### What to produce
List the lines of this listing that hold the word "matplotlib".

==== Recorded information ====

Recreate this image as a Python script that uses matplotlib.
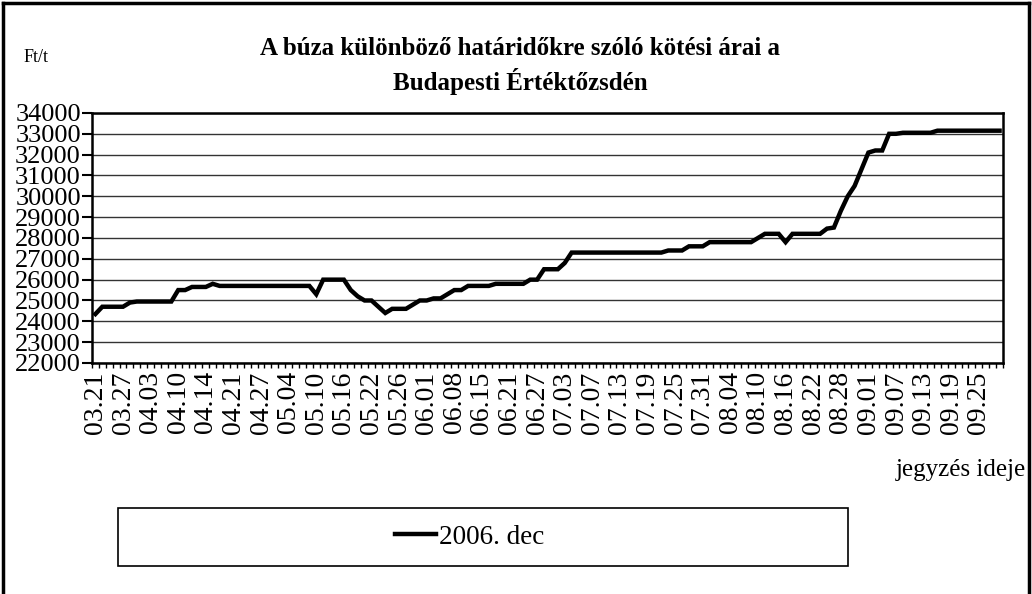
import numpy as np
import matplotlib
matplotlib.use("Agg")
import matplotlib.pyplot as plt
from matplotlib.patches import Rectangle
from matplotlib.lines import Line2D

plt.rcParams['font.family'] = ['Liberation Serif', 'DejaVu Serif']

# kotesi arak, Ft/t (egy ertek minden jegyzesi naphoz)
prices = [24350, 24700, 24700, 24700, 24700, 24900, 24950, 24950, 24950, 24950,
          24950, 24950, 25500, 25500, 25650, 25650, 25650, 25800, 25700, 25700,
          25700, 25700, 25700, 25700, 25700, 25700, 25700, 25700, 25700, 25700,
          25700, 25700, 25300, 26000, 26000, 26000, 26000, 25500, 25200, 25000,
          25000, 24700, 24400, 24600, 24600, 24600, 24800, 25000, 25000, 25100,
          25100, 25300, 25500, 25500, 25700, 25700, 25700, 25700, 25800, 25800,
          25800, 25800, 25800, 26000, 26000, 26500, 26500, 26500, 26800, 27300,
          27300, 27300, 27300, 27300, 27300, 27300, 27300, 27300, 27300, 27300,
          27300, 27300, 27300, 27400, 27400, 27400, 27600, 27600, 27600, 27800,
          27800, 27800, 27800, 27800, 27800, 27800, 28000, 28200, 28200, 28200,
          27800, 28200, 28200, 28200, 28200, 28200, 28450, 28500, 29300, 30000,
          30500, 31300, 32100, 32200, 32200, 33000, 33000, 33050, 33050, 33050,
          33050, 33050, 33150, 33150, 33150, 33150, 33150, 33150, 33150, 33150,
          33150, 33150]

tick_labels = ['03.21', '03.27', '04.03', '04.10', '04.14', '04.21', '04.27',
               '05.04', '05.10', '05.16', '05.22', '05.26', '06.01', '06.08',
               '06.15', '06.21', '06.27', '07.03', '07.07', '07.13', '07.19',
               '07.25', '07.31', '08.04', '08.10', '08.16', '08.22', '08.28',
               '09.01', '09.07', '09.13', '09.19', '09.25']
label_step = 4
series_name = '2006. dec'

fig = plt.figure(figsize=(10.32, 5.94), dpi=100)
ax = fig.add_axes([0.0891, 0.3889, 0.8828, 0.4209])

x = np.arange(len(prices))
ax.plot(x, prices, color='black', lw=3.2, solid_joinstyle='miter')

ax.set_xlim(-0.5, len(prices) - 0.5)
ax.set_ylim(22000, 34000)
ax.set_yticks(np.arange(22000, 34001, 1000))
ax.tick_params(axis='y', direction='out', length=7, width=1.5, labelsize=19, pad=1)
ax.yaxis.grid(True, color='#333333', lw=1)
ax.set_axisbelow(True)

ax.set_xticks(np.arange(0, len(prices), label_step)[:len(tick_labels)])
ax.set_xticklabels(tick_labels, rotation=90, fontsize=20)
ax.set_xticks(np.arange(-0.5, len(prices)), minor=True)
ax.tick_params(axis='x', which='major', length=0, pad=6)
ax.tick_params(axis='x', which='minor', direction='out', length=3.5, width=1)
for s in ax.spines.values():
    s.set_linewidth(1.8)
    s.set_color('black')

fig.text(0.504, 0.918, 'A búza különböző határidőkre szóló kötési árai a',
         ha='center', va='center', fontsize=18, fontweight='bold')
fig.text(0.504, 0.862, 'Budapesti Értéktőzsdén',
         ha='center', va='center', fontsize=18, fontweight='bold')
fig.text(0.023, 0.903, 'Ft/t', ha='left', va='center', fontsize=13)
fig.text(0.994, 0.208, 'jegyzés ideje', ha='right', va='center', fontsize=18)

# kulso keret (also szele kivul esik)
fig.add_artist(Line2D([0.003, 0.003], [-0.1, 0.995], color='black', lw=2.5,
                      transform=fig.transFigure))
fig.add_artist(Line2D([0.003, 0.997], [0.995, 0.995], color='black', lw=2.5,
                      transform=fig.transFigure))
fig.add_artist(Line2D([0.997, 0.997], [-0.1, 0.995], color='black', lw=2.5,
                      transform=fig.transFigure))

# jelmagyarazat
fig.add_artist(Rectangle((0.1143, 0.0471), 0.7074, 0.0976, fill=False,
                         ec='black', lw=1.2, transform=fig.transFigure))
handle = Line2D([], [], color='black', lw=3.2)
fig.legend([handle], [series_name], loc='center',
           bbox_to_anchor=(0.455, 0.0959), frameon=False, fontsize=19.5,
           handlelength=1.5, handletextpad=0.1)

fig.savefig('out.png', dpi=100)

====

### Solution for this task
Recreate this image as a Python script that uses matplotlib.
import matplotlib
matplotlib.use("Agg")
import matplotlib.pyplot as plt
from matplotlib.patches import Rectangle
from matplotlib.lines import Line2D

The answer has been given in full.